For now, to quote the authors, it's a: 'Research platform for new language concepts and compiler technologies for Scala'

So this is exactly the right place to test this sort of concept.

1 comments

Yes, but they're unusually willing to make significant breaking changes in point releases as well — how many times now (including, IIRC, one or more ongoing efforts) have they rewritten the collections API? Yes, that's a standard library change, not a language change, but still.

And this is a huge breaking change: if they make it you won't be able to convert your Scala 2.1X code to Dotty/Scala 3 by simply fixing all the compiler errors; you'll either need a foolproof automated conversion tool or to hand-audit your entire codebase.

Well they last rewrote the collections API in Scala 2.8 (I think), which was in 2010. If they redo it in 2.13 that'll have been about 8 years. That's certainly not C++ levels of backwards compatibility, but it's hardly frequent.

They do make some other breaking changes in 2.xx releases (which come out about every 1.5 - 2 years!), but I wouldn't really call them point releases, given that the 2.x hasn't changed in over a decade - that's like saying Python shouldn't make breaking changes in Python 2.6 -> 2.7. They don't generally make breaking changes in actual point releases (2.XX.yy).

Also, they're building an automated conversion tool (https://www.scala-lang.org/blog/2016/10/24/scalafix.html) for Dotty. As I said, compare this to Python 3. The Scala -> Dotty rewriter should be able to be more complete than 2to3 was however, mostly because they're not fixing many ambiguities like 2to3 was with encoding. Their rewriter is also based on a full sophisticated framework that can parse or unparse multiple versions of Scala, including Dotty, in one build.

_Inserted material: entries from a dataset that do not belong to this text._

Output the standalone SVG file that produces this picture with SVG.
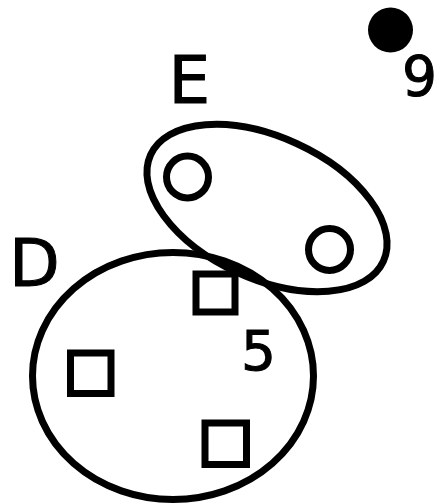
<svg xmlns="http://www.w3.org/2000/svg" width="438" height="504" viewBox="0 0 438 504">
<style>
.s{fill:none;stroke:#000;stroke-width:7}
.t{font-family:"DejaVu Sans",sans-serif;fill:#000;stroke:#000;stroke-width:1}
</style>
<rect width="438" height="504" fill="#fff"/>
<g id="D">
<ellipse class="s" cx="173" cy="376" rx="140.5" ry="123.5"/>
<text class="t" x="9" y="286" font-size="66">D</text>
</g>
<g id="E">
<ellipse class="s" cx="267" cy="208" rx="128" ry="71" transform="rotate(24.6 267 208)"/>
<text class="t" x="168.5" y="103" font-size="66">E</text>
</g>
<g id="c1"><circle class="s" cx="187.5" cy="177" r="21"/></g>
<g id="c2"><circle class="s" cx="329.5" cy="249.5" r="21"/></g>
<g id="q1"><rect class="s" x="196" y="274" width="39" height="38"/></g>
<g id="q2"><rect class="s" x="70.5" y="353" width="40.5" height="40.5"/></g>
<g id="q3"><rect class="s" x="205" y="423" width="41.5" height="41.5"/></g>
<g id="n5"><text class="t" x="241" y="370" font-size="55">5</text></g>
<g id="n9">
<circle cx="390.5" cy="30" r="22.5" fill="#000"/>
<text class="t" x="402" y="95" font-size="55">9</text>
</g>
<g id="connectors"/>
</svg>
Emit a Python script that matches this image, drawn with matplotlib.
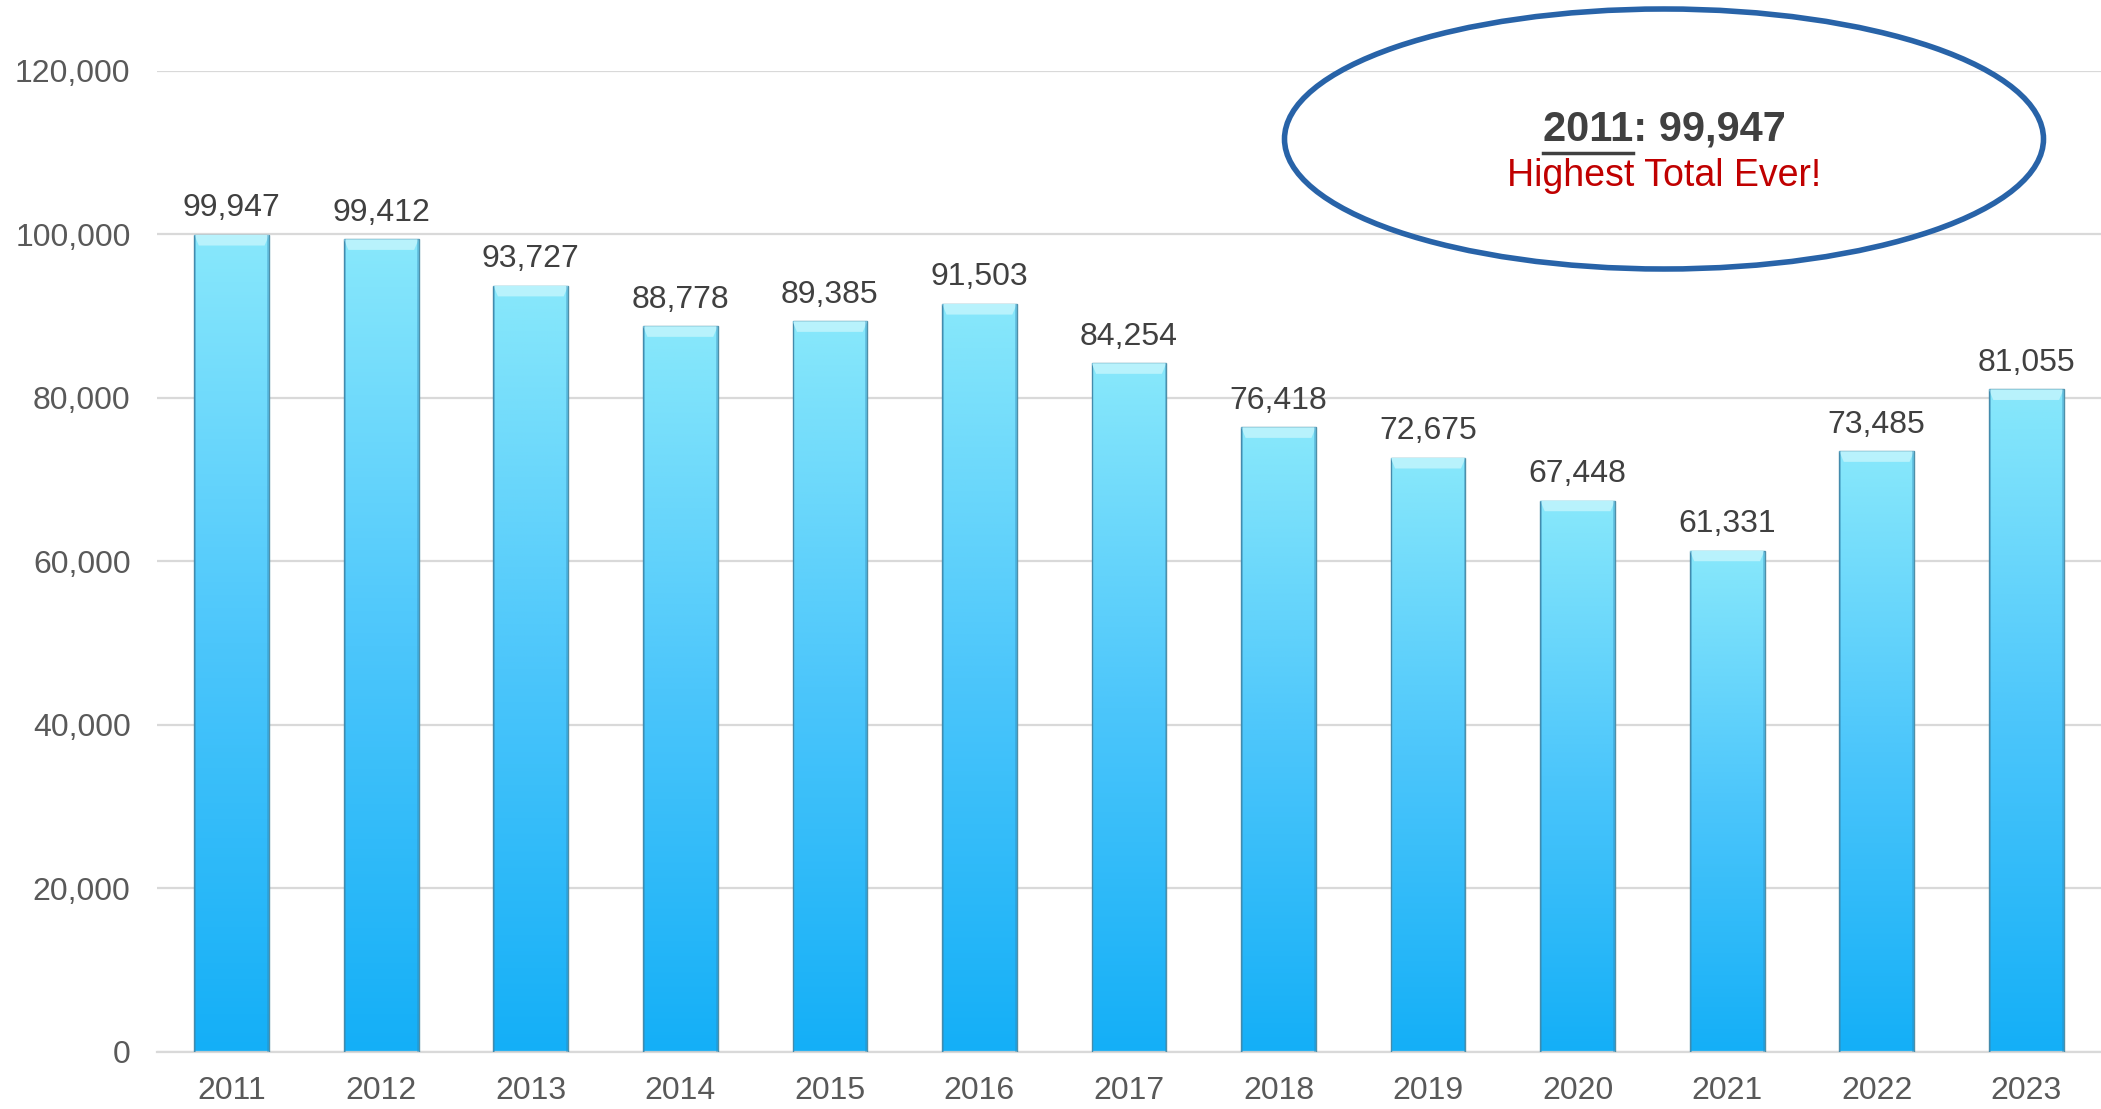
import numpy as np
import matplotlib.pyplot as plt
from matplotlib.patches import Ellipse, Polygon
from matplotlib.lines import Line2D
from matplotlib.colors import LinearSegmentedColormap
from matplotlib.ticker import FuncFormatter

years = ["2011", "2012", "2013", "2014", "2015", "2016", "2017",
         "2018", "2019", "2020", "2021", "2022", "2023"]
totals = [99947, 99412, 93727, 88778, 89385, 91503, 84254,
          76418, 72675, 67448, 61331, 73485, 81055]
y_ticks = [0, 20000, 40000, 60000, 80000, 100000, 120000]

plt.rcParams['font.family'] = ['Liberation Sans', 'DejaVu Sans']

fig = plt.figure(figsize=(21.01, 11.09), dpi=100)
ax = fig.add_axes([0.0747, 0.0514, 0.9253, 0.8846])

x = np.arange(len(years))
width = 0.5
bars = ax.bar(x, totals, width=width, color='none', edgecolor='#4f8fa8',
              linewidth=1.0, zorder=3)

# gradient fill per bar, light at the top, deeper blue at the bottom
cmap = LinearSegmentedColormap.from_list('bar', ['#14aff7', '#4cc6fb', '#88e8fb'])
grad = np.linspace(0, 1, 256).reshape(-1, 1)
for b in bars:
    bx, bw, bh = b.get_x(), b.get_width(), b.get_height()
    im = ax.imshow(grad, extent=[bx, bx + bw, 0, bh], origin='lower',
                   cmap=cmap, aspect='auto', zorder=2)
    im.set_clip_path(b)
    # top bevel
    bev_y = 1300
    bev_x = 0.03
    top = Polygon([[bx, bh], [bx + bw, bh], [bx + bw - bev_x, bh - bev_y],
                   [bx + bev_x, bh - bev_y]], closed=True,
                  facecolor='#b8f2fc', edgecolor='none', zorder=3)
    ax.add_patch(top)
    # side shading
    for sx in (bx, bx + bw - 0.012):
        ax.bar(sx + 0.006, bh, width=0.012, color='#2d86b8', alpha=0.35,
               linewidth=0, zorder=3)

for xi, v in zip(x, totals):
    ax.text(xi, v + 1400, f"{v:,}", ha='center', va='bottom',
            fontsize=23, color='#404040', zorder=4)

ax.set_xlim(-0.5, 12.5)
ax.set_ylim(0, 120000)
ax.set_yticks(y_ticks)
ax.yaxis.set_major_formatter(FuncFormatter(lambda v, p: f"{int(v):,}"))
ax.set_xticks(x)
ax.set_xticklabels(years)
ax.tick_params(axis='both', length=0, labelsize=23, labelcolor='#595959')
ax.tick_params(axis='x', pad=17)
ax.tick_params(axis='y', pad=19)
ax.grid(axis='y', color='#d9d9d9', linewidth=1.6, zorder=0)
ax.set_axisbelow(True)
for s in ['top', 'right', 'left']:
    ax.spines[s].set_visible(False)
ax.spines['bottom'].set_color('#d9d9d9')
ax.spines['bottom'].set_linewidth(1.6)

# callout ellipse in figure coordinates
ell = Ellipse((1664 / 2101, 1 - 139 / 1109), 759 / 2101, 260 / 1109,
              transform=fig.transFigure, facecolor='none',
              edgecolor='#2863a8', linewidth=4, zorder=10)
fig.patches.append(ell)

cx, cy = 1664 / 2101, 1 - 129 / 1109
head = fig.text(cx, cy, "2011: 99,947", ha='center', va='center',
                fontsize=30, fontweight='bold', color='#404040')
probe = fig.text(0, 0, "2011", fontsize=30, fontweight='bold', alpha=0)
fig.canvas.draw()
r = fig.canvas.get_renderer()
hb = head.get_window_extent(r).transformed(fig.transFigure.inverted())
pb = probe.get_window_extent(r).transformed(fig.transFigure.inverted())
probe.remove()
uy = hb.y0 - 0.004
fig.add_artist(Line2D([hb.x0, hb.x0 + pb.width], [uy, uy],
                      transform=fig.transFigure, color='#404040', linewidth=2.5))

fig.text(cx, 1 - 176 / 1109, "Highest Total Ever!", ha='center',
         va='center', fontsize=27, color='#c00000')

fig.savefig('out.png', dpi=100)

Hopefully being able to rewrite a much, much higher percentage of code and the backporting of changes into Scala 2.13+ will make Dotty adoption happen faster (than Python 3) when it comes.

What kind of version number scheme does Scala use where breakage is allowed in point releases?
Epoch.major.minor
I've been programming Scala almost 4 years, and I only know one collections library. I think it's pretty excellent to work with, but I'm even more excited about the upcoming changes.
How is it a breaking change? It is pretty straightforward to write an automated tool to convert one syntax into another one.
It's even easier to write a converter considering the strong typing in Scala; a lot less room for ambiguity than with Python's 2to3.